At least, I’m pretty sure it’s wrong. After all, I’ve read a lot of stories that didn’t draw me in. I’ve read books that people—sometimes even people I know—have spent years writing and I’ve remained unaffected. Someone cared about those characters and I didn’t give a damn about them, so I can only assume the same holds true for my own characters. So if loving your characters doesn’t guarantee other people will love them, what does it do?

In my case, it’s limiting. Since I love them all, they all have something in common. A lot of people have a “type,” right? We’re drawn toward different external and internal characteristics: blonde or brunette, optimistic or pessimistic, idealistic or realistic, Superman or Batman. And if you’re a hardcore Batman fan, how often can you bring yourself to care about Superman? If you love the Dark Knight’s moral ambiguity, will you appreciate the Big Blue Boy Scout’s sense of righteous justice?

As readers, watchers, and consumers, it’s natural that we have a type. We have favorite genres and subjects and as long as we’re not too stuck in a rut, that’s perfectly okay. However, even though no one has said this to me explicitly, it seems like we’re not supposed to have favorites as writers, makers, and producers.

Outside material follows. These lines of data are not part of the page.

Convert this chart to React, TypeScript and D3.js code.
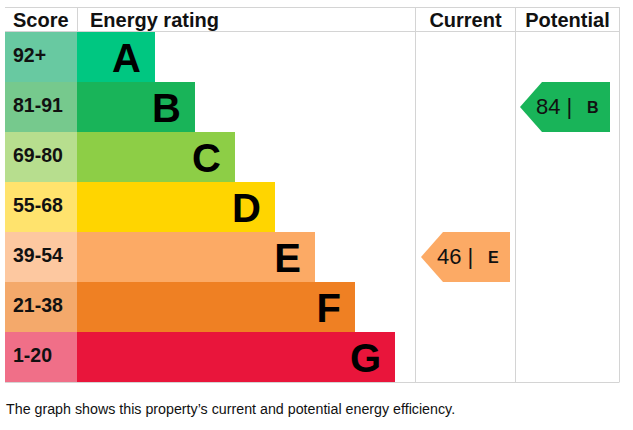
import React from "react";
import * as d3 from "d3";

const bands = ["A", "B", "C", "D", "E", "F", "G"];
const scoreRanges = ["92+", "81-91", "69-80", "55-68", "39-54", "21-38", "1-20"];
const barUnits = [1, 2, 3, 4, 5, 6, 7];
const barColors = ["#00c781", "#19b459", "#8dce46", "#ffd500", "#fcaa65", "#ef8023", "#e9153b"];
const scoreColors = ["#68c9a1", "#76c98d", "#b7de8e", "#ffe36d", "#fdc8a0", "#f4a96b", "#f06f88"];
const headers = ["Score", "Energy rating", "Current", "Potential"];
const currentScore = 46;
const currentBand = "E";
const potentialScore = 84;
const potentialBand = "B";
const footer = "The graph shows this property\u2019s current and potential energy efficiency.";

const W = 633;
const H = 430;
const left = 5;
const right = 619.5;
const top = 7;
const headerBottom = 32;
const bottom = 382;
const scoreRight = 77;
const currentLeft = 415.5;
const potentialLeft = 515.5;
const font = "Arial, 'Liberation Sans', sans-serif";
const grid = "#d4d4d4";

export default function App() {
  const y = d3.scaleBand<string>().domain(bands).range([headerBottom, bottom]).padding(0);
  const x = d3.scaleLinear().domain([0, 7]).range([115, 395]);
  const bw = y.bandwidth();

  const arrow = (tipX: number, rightX: number, band: string, score: number, color: string) => {
    const y0 = y(band)!;
    const y1 = y0 + bw;
    const ym = y0 + bw / 2;
    const path = d3.path();
    path.moveTo(tipX, ym);
    path.lineTo(tipX + 22, y0);
    path.lineTo(rightX, y0);
    path.lineTo(rightX, y1);
    path.lineTo(tipX + 22, y1);
    path.closePath();
    return (
      <g>
        <path d={path.toString()} fill={color} />
        <text x={tipX + 16} y={ym + 7} fontSize={22} fontFamily={font} fill="#111">
          {score} |
        </text>
        <text x={tipX + 67} y={ym + 6} fontSize={16} fontWeight="bold" fontFamily={font} fill="#111">
          {band}
        </text>
      </g>
    );
  };

  return (
    <svg width={W} height={H} style={{ position: "absolute", left: 0, top: 0, background: "#fff" }}>
      {/* grid lines */}
      <line x1={left} x2={right} y1={top + 0.5} y2={top + 0.5} stroke={grid} />
      <line x1={left} x2={right} y1={headerBottom - 0.5} y2={headerBottom - 0.5} stroke={grid} />
      <line x1={left} x2={right} y1={bottom + 0.5} y2={bottom + 0.5} stroke={grid} />
      <line x1={scoreRight + 0.5} x2={scoreRight + 0.5} y1={top} y2={headerBottom} stroke={grid} />
      <line x1={currentLeft} x2={currentLeft} y1={top} y2={bottom} stroke={grid} />
      <line x1={potentialLeft} x2={potentialLeft} y1={top} y2={bottom} stroke={grid} />
      <line x1={right} x2={right} y1={top} y2={bottom} stroke={grid} />

      {/* headers */}
      <text x={13} y={27} fontSize={20} fontWeight="bold" fontFamily={font} fill="#111">{headers[0]}</text>
      <text x={90} y={27} fontSize={20} fontWeight="bold" fontFamily={font} fill="#111">{headers[1]}</text>
      <text x={(currentLeft + potentialLeft) / 2} y={27} fontSize={20} fontWeight="bold" fontFamily={font} fill="#111" textAnchor="middle">{headers[2]}</text>
      <text x={(potentialLeft + right) / 2} y={27} fontSize={20} fontWeight="bold" fontFamily={font} fill="#111" textAnchor="middle">{headers[3]}</text>

      {/* rows */}
      {bands.map((b, i) => {
        const y0 = y(b)!;
        const end = x(barUnits[i]);
        return (
          <g key={b}>
            <rect x={left} y={y0} width={scoreRight - left} height={bw} fill={scoreColors[i]} />
            <rect x={scoreRight} y={y0} width={end - scoreRight} height={bw} fill={barColors[i]} />
            <text x={13} y={y0 + 30} fontSize={19.5} fontWeight="bold" fontFamily={font} fill="#111">
              {scoreRanges[i]}
            </text>
            <text x={end - 14} y={y0 + 40} fontSize={40} fontWeight="bold" fontFamily={font} fill="#000" textAnchor="end">
              {b}
            </text>
          </g>
        );
      })}

      {arrow(421, 510, currentBand, currentScore, barColors[bands.indexOf(currentBand)])}
      {arrow(520, 610, potentialBand, potentialScore, barColors[bands.indexOf(potentialBand)])}

      <text x={6} y={414} fontSize={14.25} fontFamily={font} fill="#111">{footer}</text>
    </svg>
  );
}
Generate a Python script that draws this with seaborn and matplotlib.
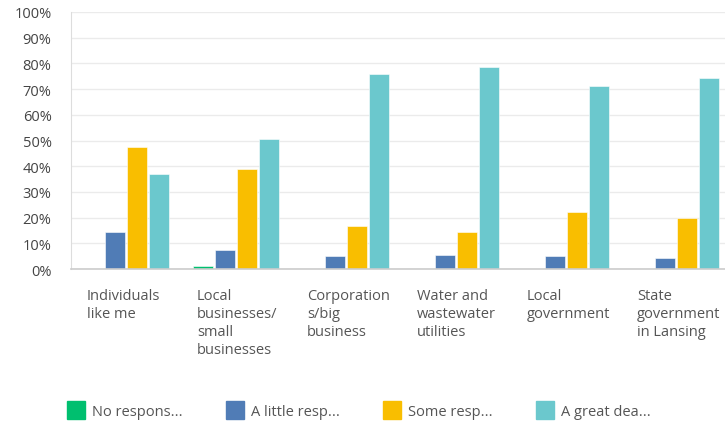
import matplotlib
matplotlib.use("Agg")
import matplotlib.pyplot as plt
from matplotlib.transforms import ScaledTranslation
from matplotlib.lines import Line2D
import seaborn as sns
import pandas as pd

# categories and series (percent)
categories = ["Individuals\nlike me", "Local\nbusinesses/\nsmall\nbusinesses",
              "Corporation\ns/big\nbusiness", "Water and\nwastewater\nutilities",
              "Local\ngovernment", "State\ngovernment\nin Lansing"]
series = ["No respons...", "A little resp...", "Some resp...", "A great dea..."]
no_response = [0.0, 1.3, 0.0, 0.0, 0.0, 0.0]
a_little = [14.3, 7.5, 4.9, 5.4, 4.9, 4.4]
some = [47.4, 38.9, 16.8, 14.3, 22.3, 19.7]
great_deal = [37.0, 50.6, 75.7, 78.5, 71.1, 74.2]
colors = ["#00BF6F", "#507CB6", "#F9BE00", "#6BC8CD"]

rows = []
for s, vals in zip(series, [no_response, a_little, some, great_deal]):
    for c, v in zip(categories, vals):
        rows.append({"category": c, "series": s, "value": v})
df = pd.DataFrame(rows)

sns.set_style("white")
plt.rcParams["font.family"] = ["Open Sans", "DejaVu Sans"]

fig = plt.figure(figsize=(7.25, 4.31), dpi=100)
ax = fig.add_axes([71 / 725, 161 / 431, 660 / 725, 257 / 431])

sns.barplot(data=df, x="category", y="value", hue="series", palette=colors,
            saturation=1, width=0.8, gap=0.1, ax=ax, legend=False,
            edgecolor="white", linewidth=0.4)

ax.set_ylim(0, 100)
ax.set_xlim(-0.5, len(categories) - 0.5)
ax.set_yticks(range(0, 101, 10))
ax.set_yticklabels([f"{t}%" for t in range(0, 101, 10)])
ax.yaxis.grid(True, color="#ebebeb", linewidth=1)
ax.set_axisbelow(True)
ax.set_xlabel("")
ax.set_ylabel("")
ax.tick_params(axis="y", length=0, pad=14, labelsize=10.5, labelcolor="#444444")
ax.tick_params(axis="x", length=0, pad=14, labelsize=10.5, labelcolor="#555555")
for side in ["top", "right"]:
    ax.spines[side].set_visible(False)
ax.spines["left"].set_color("#dddddd")
ax.spines["bottom"].set_color("#cccccc")
ax.spines["bottom"].set_linewidth(1.2)

offset = ScaledTranslation(-0.39, 0, fig.dpi_scale_trans)
for lab in ax.get_xticklabels():
    lab.set_horizontalalignment("left")
    lab.set_verticalalignment("top")
    lab.set_linespacing(1.25)
    lab.set_transform(lab.get_transform() + offset)

handles = [Line2D([0], [0], marker="s", linestyle="", markersize=13,
                  markerfacecolor=c, markeredgecolor=c) for c in colors]
leg = fig.legend(handles, series, loc="center", bbox_to_anchor=(359 / 725, 1 - 413 / 431),
                 ncol=4, frameon=False, fontsize=10.5, handletextpad=0.5,
                 columnspacing=3.0, handlelength=1.2)
for t in leg.get_texts():
    t.set_color("#555555")

fig.savefig("out.png", dpi=100)
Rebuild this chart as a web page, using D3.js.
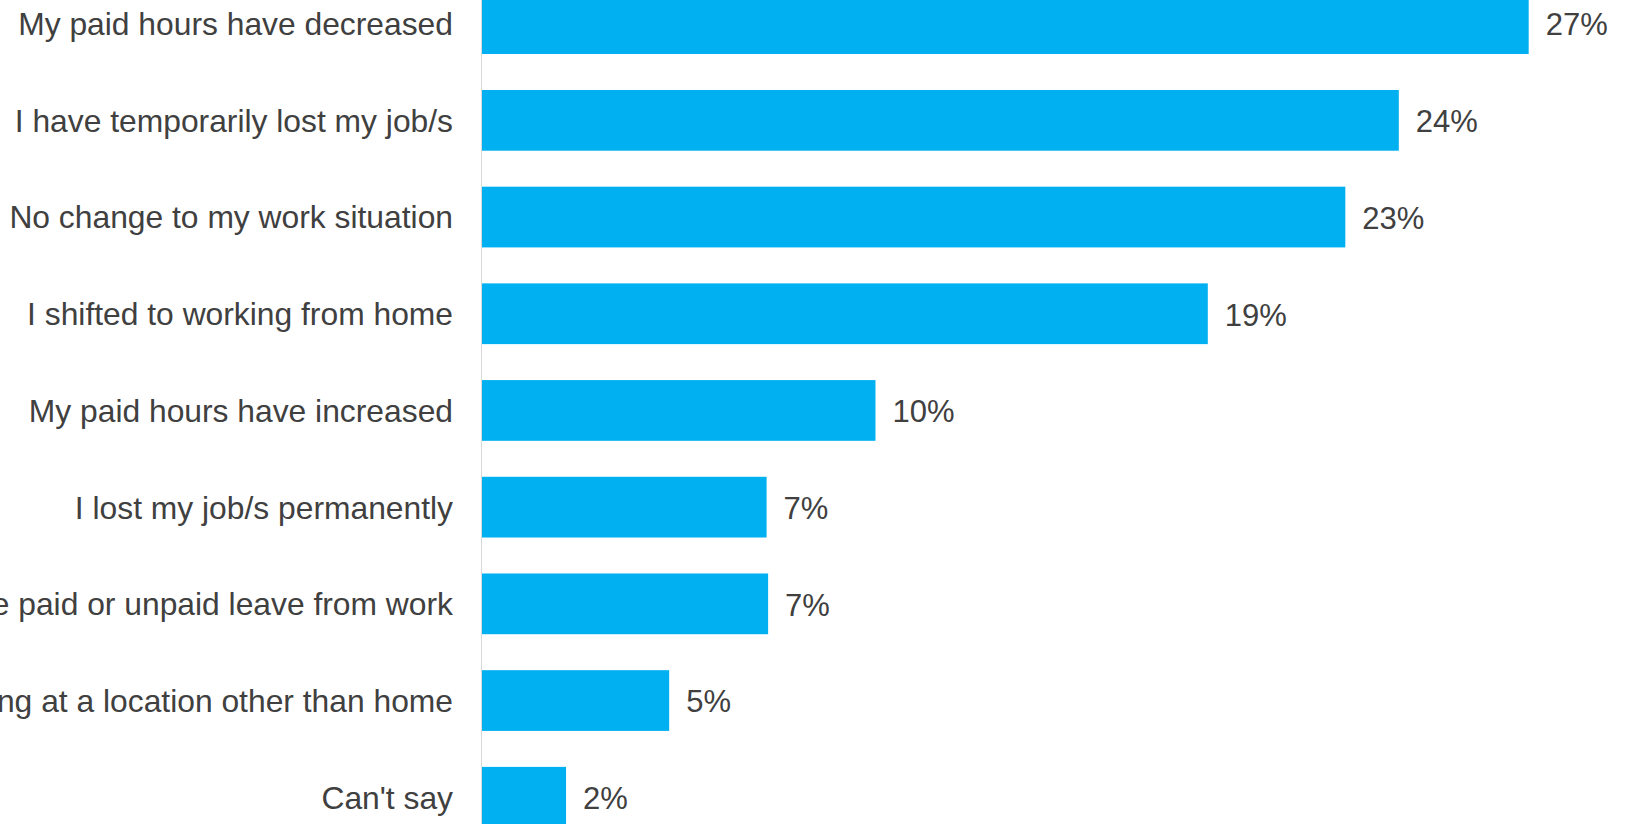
<!DOCTYPE html>
<html>
<head>
<meta charset="utf-8">
<script src="https://cdn.jsdelivr.net/npm/d3@7"></script>
<style>
  html, body { margin: 0; padding: 0; background: #ffffff; overflow: hidden; }
  svg { display: block; }
</style>
</head>
<body>
<svg id="chart" width="1625" height="824"></svg>
<script>
const categories = [
  "My paid hours have decreased",
  "I have temporarily lost my job/s",
  "No change to my work situation",
  "I shifted to working from home",
  "My paid hours have increased",
  "I lost my job/s permanently",
  "I had to take paid or unpaid leave from work",
  "I started working at a location other than home",
  "Can't say"
];
const values = [27.4, 24.0, 22.6, 19.0, 10.3, 7.45, 7.49, 4.9, 2.2];
const valueLabels = ["27%", "24%", "23%", "19%", "10%", "7%", "7%", "5%", "2%"];

const svg = d3.select("#chart");
const W = 1625, H = 824;
const axisX = 482;

const x = d3.scaleLinear().domain([0, 28]).range([axisX, axisX + 28 * 38.2]);
const y = d3.scaleBand()
  .domain(categories)
  .range([-24.7, 845.6])
  .paddingInner(0.372)
  .paddingOuter(0.186);

const data = categories.map((c, i) => ({ c, v: values[i], label: valueLabels[i] }));

// bars
svg.append("g").selectAll("rect")
  .data(data)
  .join("rect")
  .attr("x", x(0))
  .attr("y", d => y(d.c))
  .attr("width", d => x(d.v) - x(0))
  .attr("height", y.bandwidth())
  .attr("fill", "#00B0F0");

// vertical axis line
svg.append("line")
  .attr("x1", axisX - 0.5).attr("x2", axisX - 0.5)
  .attr("y1", 0).attr("y2", H)
  .attr("stroke", "#d9d9d9")
  .attr("stroke-width", 1);

// category labels
svg.append("g").selectAll("text")
  .data(data)
  .join("text")
  .attr("x", axisX - 29)
  .attr("y", d => y(d.c) + y.bandwidth() / 2)
  .attr("dy", "0.36em")
  .attr("text-anchor", "end")
  .attr("font-family", "'Liberation Sans', Arial, sans-serif")
  .attr("font-size", "31.8px")
  .attr("fill", "#404040")
  .text(d => d.c);

// value labels
svg.append("g").selectAll("text")
  .data(data)
  .join("text")
  .attr("x", d => x(d.v) + 17)
  .attr("y", d => y(d.c) + y.bandwidth() / 2)
  .attr("dy", "0.38em")
  .attr("text-anchor", "start")
  .attr("font-family", "'Liberation Sans', Arial, sans-serif")
  .attr("font-size", "31px")
  .attr("fill", "#404040")
  .text(d => d.label);
</script>
</body>
</html>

Maybe the adage “kill your darlings” gave me this impression. Writers are constantly told to edit, chop, cut out anything that doesn’t belong in the story, even if we love it, and to keep or add things that do belong. Sometimes it’s a matter of cutting a paragraph you spent three hours crafting. Sometimes you end up killing a character you wish could’ve lived. Everyone hopes, I assume, that the story they love is also a good story. But can you write a good story you don’t love?

I couldn’t. When I don’t love my characters, it shows. One of the biggest challenges of my current project is disguising my disinterest in certain people, which is an especially daunting task given that the story depends so much on how readers feel about the characters. Sure, I love my main characters, but the antagonists? The minor characters? Can I evoke sympathy, hatred, or admiration for a character I don’t sympathize with, hate, or admire? If I can, I think I’ll have a damn good story. If I can’t, it’ll be an amateurish waste of space on my hard drive. No pressure.

My uncertainty extends beyond this project. Can I make my characters in different stories sufficiently distinct? Am I doomed to write the same characters over and over, just with different names and eye colors? Will their motivations and philosophies always be the same even if their genders or ethnicities are different? Or will I allow the events of the story to organically shape the characters into unique people?

Do you have to love your characters? Does writing a good book require some amount of distance and detachment? Can you break away from your favorite themes for the sake of story? Is that something I should be working toward? Am I way off the mark with this entire theory?